Manitoba postsecondary institutions joined forces with the province’s tech incubator to host a virtual hackathon last November that tackled an issue now familiar to students from across the country: remote learning.
Participants in the hackathon, which took place over November 20 to 22, designed tech-based solutions to improve remote learning, with a focus on enhancing student engagement while maintaining academic integrity.
The idea for the virtual hackathon sprung from a conversation between Joelle Foster, CEO of North Forge Technology Exchange, and Rosalie Harms, instructor and department chair in business and administration at the University of Winnipeg.
“Over the summer, we were discussing the challenges of the online learning environment,” Ms. Harms said. When the COVID-19 pandemic reached Canada early in 2020, everyone pivoted to online learning very quickly, she said, and for most, that situation remained throughout the rest of the year.
While they discussed the challenges of online learning and teaching, including assessing competencies and ensuring exam integrity, Ms. Foster suggested a hackathon, Ms. Harms said.
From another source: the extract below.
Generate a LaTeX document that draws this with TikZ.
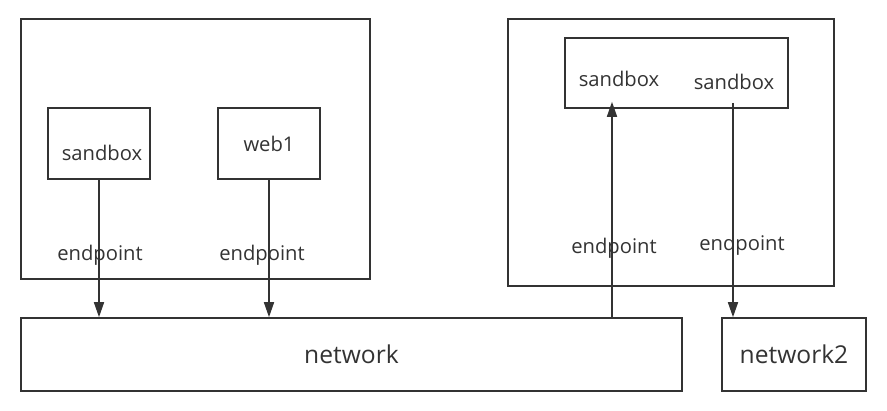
\documentclass[tikz,border=0pt]{standalone}
\usepackage{fontspec}
\setmainfont{Open Sans}
\usepackage{tikz}
\usetikzlibrary{arrows.meta,positioning}
\definecolor{ink}{HTML}{333333}
\tikzstyle{hostbox}=[rectangle, draw=ink, line width=0.9pt, inner sep=0pt]
\tikzstyle{box1}=[rectangle, draw=ink, line width=0.9pt, inner sep=0pt, minimum width=2.04cm, minimum height=1.42cm, text=ink, font=\fontsize{11.5}{14}\selectfont]
\tikzstyle{netbox}=[rectangle, draw=ink, line width=0.9pt, inner sep=0pt, minimum height=1.46cm, text=ink, font=\fontsize{14}{17}\selectfont]
\tikzstyle{lbl}=[inner sep=0pt, text=ink, font=\fontsize{11.5}{14}\selectfont]
\tikzstyle{arrow1}=[draw=ink, line width=0.9pt, -{Triangle[length=3mm,width=2mm]}]

\begin{document}
\begin{tikzpicture}[x=0.02cm,y=-0.02cm]
\useasboundingbox (0,0) rectangle (887,411);
%Hosts
\node[hostbox, minimum width=6.98cm, minimum height=5.2cm] (host1) at (195.5,149){};
\node[hostbox, minimum width=6.52cm, minimum height=5.34cm] (host2) at (671,152.5){};
%Row One
\node[box1] (sb1) at (99,143.5){};
\node[lbl] (sb1t) at (102,153){sandbox};
\node[box1] (web) at (269,143.5){web1};
\node[hostbox, minimum width=4.46cm, minimum height=1.4cm] (sbgrp) at (676.5,73){};
\node[lbl] (sb2t) at (619,79){sandbox};
\node[lbl] (sb3t) at (734,82){sandbox};
%Row Two
\node[netbox, minimum width=13.22cm] (net) at (351.5,354.5){network};
\node[netbox, minimum width=2.88cm] (net2) at (794,354.5){network2};
%Arrows
\coordinate (a1) at (612,318);
\coordinate (a2) at (733,103);
\draw[arrow1] (sb1.south) -- (sb1.south |- net.north);
\draw[arrow1] (web.south) -- (web.south |- net.north);
\draw[arrow1, shorten >=-0.14cm] (a1) -- (a1 |- sbgrp.south);
\draw[arrow1] (a2) -- (a2 |- net2.north);
%Endpoints
\node[lbl] (ep1) at (100,255){endpoint};
\node[lbl] (ep2) at (262,255){endpoint};
\node[lbl] (ep3) at (614,248){endpoint};
\node[lbl] (ep4) at (742,245){endpoint};
\end{tikzpicture}
\end{document}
The hackathon was organized by a number of Manitoba postsecondary institutions and North Forge with Adam Kozachuk, business development officer in the faculty of business and economics at U of Winnipeg, coordinating the whole thing.
During the 48-hour event, student participants worked on their idea on how to make online learning a better experience, and the presentation of that idea, with mentors from the tech and sectors. It culminated in a pitch presentation where the teams presented their remote-learning solutions in a case competition format to a judges’ panel featuring representatives from the University of Manitoba, U of Winnipeg, the University College of the North, Red River College and North Forge.
A winning idea for remote learning
The winning team was LockItDown. Team members Justin Baldwin, Mack Borys and Francine Camia had previously worked together in an entrepreneurship course at U of Winnipeg. When Ms. Camia suggested they join the hackathon, the other two classmates were quickly on board, Mr. Borys said.
For their project, the group wanted to identify challenges to student engagement, Mr. Baldwin said. They thought about their own experiences with remote learning, asked friends about theirs, then brainstormed potential solutions around the identified problems: lack of student engagement in the course, fewer chances for students to interact with each other and the possibility of academic misconduct while learning remotely.
“Our solutions were to monitor and track student participation, so that forces them to engage,” Mr. Baldwin said. At the same time, the group wanted their solution to provide an outlet for students to connect on a social level, too.
“It’s the one-stop shop that clearly identifies your role as a student, and prioritizes the importance of engagement as a social being,” Mr. Baldwin said. The idea also solves a problem for instructors by providing a single platform for both instruction and student engagement, instead of requiring instructors to put together solutions via multiple apps. For example, the LockItDown platform (since rebranded as WeLearn) includes features for student interaction that replicate what they might use on a social networking app, like direct messaging and private chat rooms. The winning team’s solution brings together the features of a learning management system like Brightspace with those of social tool like Facebook or Zoom. “Basically, we want to create an online university,” Mr. Baldwin said.
“That was really the premise of the hack – how do we look at this differently,” U of Winnipeg’s Ms. Harms said. “How do we be innovative and creative around creating a community of culture, and an environment that, to an extent, replicates and simulates that on-campus experience, because I think that’s where students are feeling really disconnected.”
Interacting with instructors is one thing, she said, but students are also missing experiences like hanging out together at a coffee shop or in study groups and need venues to do that away from their professors. “That informal connection is so important to the culture of a university and its environment,” she said.
The team also focused on putting together a solution that would be easy for both students and instructors to use. “I think the great thing about the platform is that it combines every feature that people are already familiar with,” Ms. Camia said. They didn’t want to reinvent the wheel by getting rid of features people like – such as video calling and class discussion boards – and they wanted to keep the features familiar to users so that neither instructors nor students would be overwhelmed by learning to navigate an entirely new platform. Instead, they have proposed combining those features in a different way to build community into the existing online classroom environment.
The winning team received a $5,000-prize, while prizes of $3,000 and $2,000 went to the second- and third-place teams.
Opportunities in tech
Hackathons are associated with the tech industry, but a computer engineering background was not a pre-requisite for participation in the Manitoba event.
“None of us are computer science students so we have no idea how to even build a prototype, Ms. Camia said. “We were just three business students who had ideas, and we just want to create something good out of it.”
The pandemic will end, but remote learning will continue – and the three students on the LockItDown team hope their idea plays a role in that future. As part of work-integrated learning plan with U of Winnipeg, the team has partnered with North Forge over 12 weeks to develop the project and test its market potential.
“They can go through the North Forge program, develop their app, bring it forward but also receive some university credit,” Ms. Harms said. It’s an opportunity for the students to tie their education directly with work opportunities – in this case, one with the potential to create their own business.